REPUBLIKA.CO.ID, KAIRO -- Tidak kurang dari 90 kasus pemerkosaan terhadap perempuan terjadi sepanjang demonstrasi akbar terbaru di Ibu Kota Mesir, Kairo, Ahad (30/6). Organisasi internasional pemerhati hak asasi manusia (HAM) Human Right Watch (HRW) menyatakan jumlah tersebut menjadi kasus asusila terparah sepanjang sejarah Mesir.
''Para pejabat dan tokoh politik semua kelompok harus bersama-sama mengutuk dan mengambil langkah pencegahan atas tindakan mengerikan itu,'' begitu laporan HRW seperti dilansir Egypt Independent, Rabu (3/7).
HRW dalam laporannya memaparkan angka tersebut belum ditambah oleh jumlah kasus serupa sebelum Alun-alun Tharir Squere kembali dijejali kelompok oposisi. Dikatakan lima perempuan diperkosa secara bersama-sama di episentrum Kota Kairo pada Selasa (28/6) lalu.

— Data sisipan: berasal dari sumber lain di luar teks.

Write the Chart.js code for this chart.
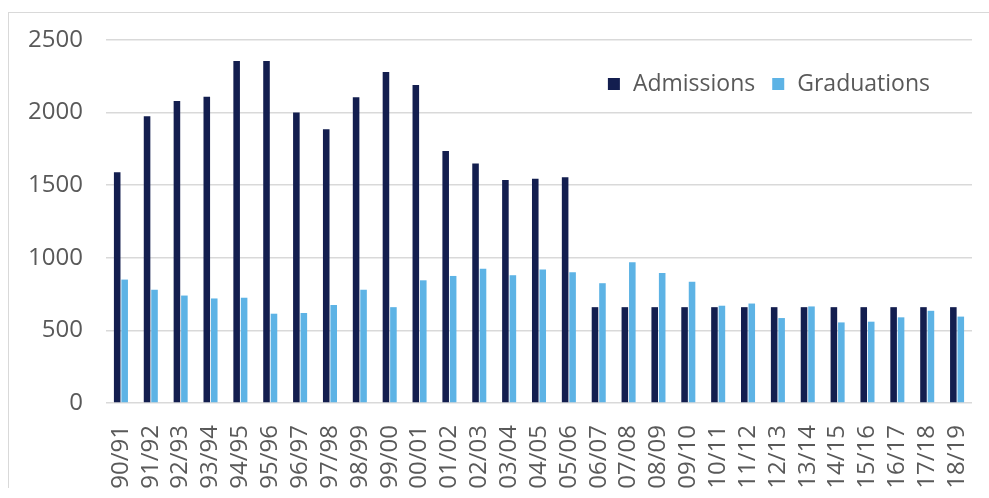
<!DOCTYPE html>
<html>
<head>
<meta charset="utf-8">
<script src="https://cdn.jsdelivr.net/npm/chart.js@4.4.0/dist/chart.umd.min.js"></script>
<style>
  body { margin: 0; background: #fff; }
  #wrap { position: relative; width: 989px; height: 498px; overflow: hidden; }
  .rule { position: absolute; background: #d9d9d9; }
  #chart { position: absolute; left: 0; top: 0; }
</style>
</head>
<body>
<div id="wrap">
  <div class="rule" style="left:8px;top:12px;width:981px;height:1px"></div>
  <div class="rule" style="left:8px;top:12px;width:1px;height:476px"></div>
  <canvas id="chart" width="989" height="498"></canvas>
</div>
<script>
const years = ['90/91','91/92','92/93','93/94','94/95','95/96','96/97','97/98','98/99','99/00',
  '00/01','01/02','02/03','03/04','04/05','05/06','06/07','07/08','08/09','09/10',
  '10/11','11/12','12/13','13/14','14/15','15/16','16/17','17/18','18/19'];

const admissions = [1590, 1975, 2080, 2110, 2355, 2355, 2000, 1885, 2105, 2280,
  2190, 1735, 1650, 1535, 1545, 1555, 660, 660, 660, 660,
  660, 660, 660, 660, 660, 660, 660, 660, 660];

const graduations = [850, 780, 740, 720, 725, 615, 620, 675, 780, 660,
  845, 875, 925, 880, 920, 900, 825, 970, 895, 835,
  670, 685, 585, 665, 555, 560, 590, 635, 595];

const yTicks = [0, 500, 1000, 1500, 2000, 2500];

const FONT = 'Open Sans';
const TEXT = '#595959';
const GRID = '#d9d9d9';

// legend drawn inside the plot, top right
const insideLegend = {
  id: 'insideLegend',
  afterDraw(chart) {
    const ctx = chart.ctx;
    const area = chart.chartArea;
    const box = 12, gap = 13, itemGap = 17;
    ctx.save();
    ctx.font = '23px "' + FONT + '"';
    ctx.textBaseline = 'middle';
    const items = chart.data.datasets.map(ds => ({
      label: ds.label, color: ds.backgroundColor, w: ctx.measureText(ds.label).width
    }));
    const total = items.reduce((s, it) => s + box + gap + it.w, 0) + itemGap * (items.length - 1);
    let x = area.right - 42 - total;
    const y = area.top + 44;
    items.forEach(it => {
      ctx.fillStyle = it.color;
      ctx.fillRect(x, y - box / 2, box, box);
      x += box + gap;
      ctx.fillStyle = TEXT;
      ctx.fillText(it.label, x, y);
      x += it.w + itemGap;
    });
    ctx.restore();
  }
};

new Chart(document.getElementById('chart'), {
  type: 'bar',
  data: {
    labels: years,
    datasets: [
      { label: 'Admissions', data: admissions, backgroundColor: '#131e4f',
        categoryPercentage: 0.5, barPercentage: 0.88 },
      { label: 'Graduations', data: graduations, backgroundColor: '#5db3e5',
        categoryPercentage: 0.5, barPercentage: 0.88 }
    ]
  },
  options: {
    responsive: false,
    animation: false,
    layout: { padding: { left: 0, top: 40, right: 17, bottom: 0 } },
    plugins: {
      legend: { display: false },
      tooltip: { enabled: false }
    },
    scales: {
      x: {
        grid: { display: false },
        border: { display: false },
        ticks: {
          color: TEXT, font: { family: FONT, size: 24 },
          minRotation: 90, maxRotation: 90, padding: 14, autoSkip: false
        },
        afterFit: s => { s.height = 95; s.paddingLeft = 0; s.paddingRight = 0; }
      },
      y: {
        min: 0, max: 2500,
        afterBuildTicks: s => { s.ticks = yTicks.map(v => ({ value: v })); },
        grid: { color: GRID, lineWidth: 1.5, drawTicks: false },
        border: { display: false },
        ticks: {
          color: TEXT, font: { family: FONT, size: 24 }, padding: 23,
          callback: v => String(v)
        },
        afterFit: s => { s.width = 106; }
      }
    }
  },
  plugins: [insideLegend]
});
</script>
</body>
</html>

Guncangan baru pada Ahad (30/6) di jantung kota tersebut, telah mencatatkan 46 kasus perkosaan. Menyusul hari kedua, Senin (1/7) dengan catatan 17 kasus, dan Selasa (2/7) meningkat lagi menjadi 23 kasus.
''Kasus pemerkosaan menyerang perempuan (yang ikut berdemosntrasi). Mereka diancam dengan tongkat atau pisau,'' kata HRW.
HRW tidak menuduhkan perbuatan biadab tersebut dilakukan oleh pihak siapa dan terhadap pihak yang mana. Namun, dikatakan kejahatan tersebut harus mendapat jaminan untuk dihentikan. ''Beberapa korban pemerkosaan masih dirawat di rumah sakit,'' terang HRW.
Laporan HRW tersebut memaksa kelompok demonstrasi memisahkan pengunjuk rasa perempuan. Reuters Television melansir aktivitas penggulingan paksa Presiden Muhammad Mursi itu dengan menempatkan perempuan di tengah-tengah kerumanan massa laki-laki.
Hal tersebut dilakukan untuk mengamankan posisi perempuan dari kejahatan-kejahatan asusila di tengah situasi yang rentan rusuh tersebut. Hingga sekarang, Rabu (3/7) malam waktu setempat teriakan yel-yel mendesak Mursi mundur masih disuarakan.